[start]

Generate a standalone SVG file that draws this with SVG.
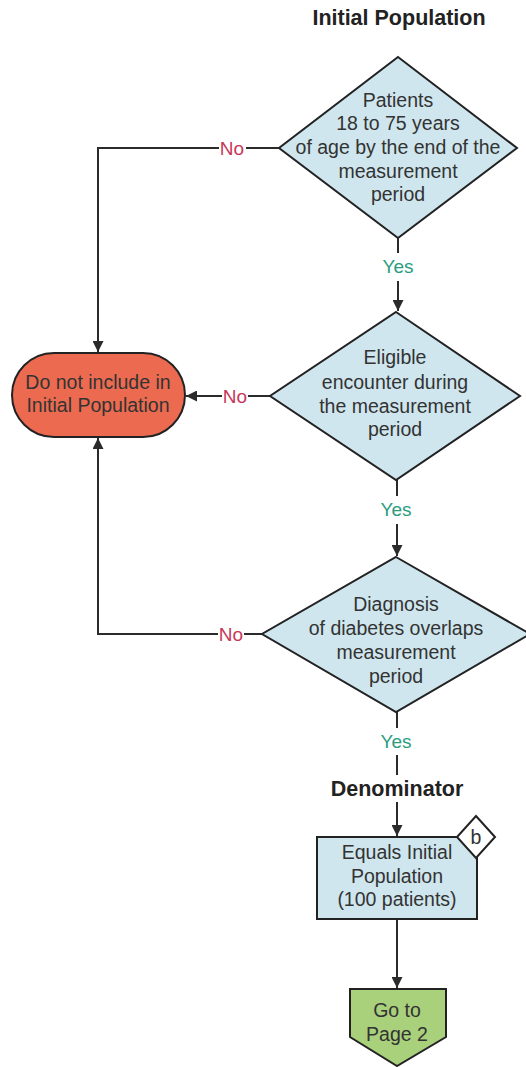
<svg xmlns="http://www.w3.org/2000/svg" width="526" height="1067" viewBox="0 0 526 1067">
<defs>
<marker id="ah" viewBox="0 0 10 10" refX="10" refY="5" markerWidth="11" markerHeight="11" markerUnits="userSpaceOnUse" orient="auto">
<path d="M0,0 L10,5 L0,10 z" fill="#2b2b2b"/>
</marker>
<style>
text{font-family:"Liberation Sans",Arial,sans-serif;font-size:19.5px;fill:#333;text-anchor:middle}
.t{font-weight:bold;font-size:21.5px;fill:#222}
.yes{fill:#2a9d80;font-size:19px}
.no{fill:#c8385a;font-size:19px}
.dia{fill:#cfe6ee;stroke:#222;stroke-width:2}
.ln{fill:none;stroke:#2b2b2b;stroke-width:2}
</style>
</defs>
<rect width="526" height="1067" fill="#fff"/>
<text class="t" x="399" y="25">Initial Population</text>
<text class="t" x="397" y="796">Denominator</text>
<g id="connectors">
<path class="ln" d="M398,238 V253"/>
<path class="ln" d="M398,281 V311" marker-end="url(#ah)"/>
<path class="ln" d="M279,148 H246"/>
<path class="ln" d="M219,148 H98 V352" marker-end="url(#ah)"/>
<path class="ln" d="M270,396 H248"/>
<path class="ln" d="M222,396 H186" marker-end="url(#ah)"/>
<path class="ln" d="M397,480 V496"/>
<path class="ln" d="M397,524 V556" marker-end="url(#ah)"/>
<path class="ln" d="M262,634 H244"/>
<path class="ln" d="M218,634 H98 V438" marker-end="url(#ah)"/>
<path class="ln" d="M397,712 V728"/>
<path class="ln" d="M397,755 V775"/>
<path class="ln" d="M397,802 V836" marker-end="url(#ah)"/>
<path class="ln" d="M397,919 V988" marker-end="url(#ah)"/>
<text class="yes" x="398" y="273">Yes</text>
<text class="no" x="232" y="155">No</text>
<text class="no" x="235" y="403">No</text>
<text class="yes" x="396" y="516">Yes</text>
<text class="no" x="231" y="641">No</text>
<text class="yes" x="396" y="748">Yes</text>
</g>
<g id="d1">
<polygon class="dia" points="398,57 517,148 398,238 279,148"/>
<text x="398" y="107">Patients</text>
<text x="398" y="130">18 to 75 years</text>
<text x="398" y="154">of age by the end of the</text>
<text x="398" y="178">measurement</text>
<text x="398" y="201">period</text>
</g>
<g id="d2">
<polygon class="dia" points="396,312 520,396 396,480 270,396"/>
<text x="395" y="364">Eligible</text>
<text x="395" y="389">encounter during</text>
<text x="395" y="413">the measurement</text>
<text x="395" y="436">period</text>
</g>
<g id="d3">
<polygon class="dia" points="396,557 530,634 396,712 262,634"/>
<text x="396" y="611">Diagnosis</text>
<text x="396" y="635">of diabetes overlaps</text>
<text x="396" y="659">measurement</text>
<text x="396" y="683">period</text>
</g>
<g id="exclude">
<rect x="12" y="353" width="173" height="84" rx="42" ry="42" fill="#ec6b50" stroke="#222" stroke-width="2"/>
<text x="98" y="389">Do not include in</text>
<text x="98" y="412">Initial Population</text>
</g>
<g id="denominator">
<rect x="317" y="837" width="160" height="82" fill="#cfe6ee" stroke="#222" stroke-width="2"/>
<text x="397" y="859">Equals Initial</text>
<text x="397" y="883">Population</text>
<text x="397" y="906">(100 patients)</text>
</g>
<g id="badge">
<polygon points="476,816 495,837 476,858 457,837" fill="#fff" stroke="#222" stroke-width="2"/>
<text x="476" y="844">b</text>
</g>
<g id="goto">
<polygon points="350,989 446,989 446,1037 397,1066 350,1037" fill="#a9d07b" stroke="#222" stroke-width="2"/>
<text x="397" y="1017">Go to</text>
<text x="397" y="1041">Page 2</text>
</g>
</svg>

[end]

_Exercise goal_
Restate the whole of the material word for word without the pictures.

_Solution for this exercise_
Generate a standalone SVG file that draws this with SVG.
<svg xmlns="http://www.w3.org/2000/svg" width="526" height="1067" viewBox="0 0 526 1067">
<defs>
<marker id="ah" viewBox="0 0 10 10" refX="10" refY="5" markerWidth="11" markerHeight="11" markerUnits="userSpaceOnUse" orient="auto">
<path d="M0,0 L10,5 L0,10 z" fill="#2b2b2b"/>
</marker>
<style>
text{font-family:"Liberation Sans",Arial,sans-serif;font-size:19.5px;fill:#333;text-anchor:middle}
.t{font-weight:bold;font-size:21.5px;fill:#222}
.yes{fill:#2a9d80;font-size:19px}
.no{fill:#c8385a;font-size:19px}
.dia{fill:#cfe6ee;stroke:#222;stroke-width:2}
.ln{fill:none;stroke:#2b2b2b;stroke-width:2}
</style>
</defs>
<rect width="526" height="1067" fill="#fff"/>
<text class="t" x="399" y="25">Initial Population</text>
<text class="t" x="397" y="796">Denominator</text>
<g id="connectors">
<path class="ln" d="M398,238 V253"/>
<path class="ln" d="M398,281 V311" marker-end="url(#ah)"/>
<path class="ln" d="M279,148 H246"/>
<path class="ln" d="M219,148 H98 V352" marker-end="url(#ah)"/>
<path class="ln" d="M270,396 H248"/>
<path class="ln" d="M222,396 H186" marker-end="url(#ah)"/>
<path class="ln" d="M397,480 V496"/>
<path class="ln" d="M397,524 V556" marker-end="url(#ah)"/>
<path class="ln" d="M262,634 H244"/>
<path class="ln" d="M218,634 H98 V438" marker-end="url(#ah)"/>
<path class="ln" d="M397,712 V728"/>
<path class="ln" d="M397,755 V775"/>
<path class="ln" d="M397,802 V836" marker-end="url(#ah)"/>
<path class="ln" d="M397,919 V988" marker-end="url(#ah)"/>
<text class="yes" x="398" y="273">Yes</text>
<text class="no" x="232" y="155">No</text>
<text class="no" x="235" y="403">No</text>
<text class="yes" x="396" y="516">Yes</text>
<text class="no" x="231" y="641">No</text>
<text class="yes" x="396" y="748">Yes</text>
</g>
<g id="d1">
<polygon class="dia" points="398,57 517,148 398,238 279,148"/>
<text x="398" y="107">Patients</text>
<text x="398" y="130">18 to 75 years</text>
<text x="398" y="154">of age by the end of the</text>
<text x="398" y="178">measurement</text>
<text x="398" y="201">period</text>
</g>
<g id="d2">
<polygon class="dia" points="396,312 520,396 396,480 270,396"/>
<text x="395" y="364">Eligible</text>
<text x="395" y="389">encounter during</text>
<text x="395" y="413">the measurement</text>
<text x="395" y="436">period</text>
</g>
<g id="d3">
<polygon class="dia" points="396,557 530,634 396,712 262,634"/>
<text x="396" y="611">Diagnosis</text>
<text x="396" y="635">of diabetes overlaps</text>
<text x="396" y="659">measurement</text>
<text x="396" y="683">period</text>
</g>
<g id="exclude">
<rect x="12" y="353" width="173" height="84" rx="42" ry="42" fill="#ec6b50" stroke="#222" stroke-width="2"/>
<text x="98" y="389">Do not include in</text>
<text x="98" y="412">Initial Population</text>
</g>
<g id="denominator">
<rect x="317" y="837" width="160" height="82" fill="#cfe6ee" stroke="#222" stroke-width="2"/>
<text x="397" y="859">Equals Initial</text>
<text x="397" y="883">Population</text>
<text x="397" y="906">(100 patients)</text>
</g>
<g id="badge">
<polygon points="476,816 495,837 476,858 457,837" fill="#fff" stroke="#222" stroke-width="2"/>
<text x="476" y="844">b</text>
</g>
<g id="goto">
<polygon points="350,989 446,989 446,1037 397,1066 350,1037" fill="#a9d07b" stroke="#222" stroke-width="2"/>
<text x="397" y="1017">Go to</text>
<text x="397" y="1041">Page 2</text>
</g>
</svg>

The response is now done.